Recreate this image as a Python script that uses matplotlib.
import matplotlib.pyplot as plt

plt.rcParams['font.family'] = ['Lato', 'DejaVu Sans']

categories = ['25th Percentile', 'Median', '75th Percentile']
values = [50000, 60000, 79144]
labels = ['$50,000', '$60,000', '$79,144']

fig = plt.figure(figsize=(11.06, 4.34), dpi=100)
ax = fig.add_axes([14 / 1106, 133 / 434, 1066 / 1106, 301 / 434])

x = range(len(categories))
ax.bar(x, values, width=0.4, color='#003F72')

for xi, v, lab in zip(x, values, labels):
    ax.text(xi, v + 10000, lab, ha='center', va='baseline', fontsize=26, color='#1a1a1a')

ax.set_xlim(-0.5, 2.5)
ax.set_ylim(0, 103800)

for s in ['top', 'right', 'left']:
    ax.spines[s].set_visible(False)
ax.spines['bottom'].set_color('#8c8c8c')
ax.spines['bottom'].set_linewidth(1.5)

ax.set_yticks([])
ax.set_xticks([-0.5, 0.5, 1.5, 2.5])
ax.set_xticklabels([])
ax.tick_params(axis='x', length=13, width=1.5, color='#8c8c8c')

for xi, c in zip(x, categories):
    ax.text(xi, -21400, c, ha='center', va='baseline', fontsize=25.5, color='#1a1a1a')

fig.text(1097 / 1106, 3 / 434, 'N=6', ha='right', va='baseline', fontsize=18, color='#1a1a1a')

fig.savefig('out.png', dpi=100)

········

--- WHAT THE TASK ASKS ---
From the first line of the data through the line with "labels = ['$50,000', '$60,000', '$79,144']", quote each line exactly and add nothing else.

--- ANSWER FOR THIS EXERCISE ---
Recreate this image as a Python script that uses matplotlib.
import matplotlib.pyplot as plt

plt.rcParams['font.family'] = ['Lato', 'DejaVu Sans']

categories = ['25th Percentile', 'Median', '75th Percentile']
values = [50000, 60000, 79144]
labels = ['$50,000', '$60,000', '$79,144']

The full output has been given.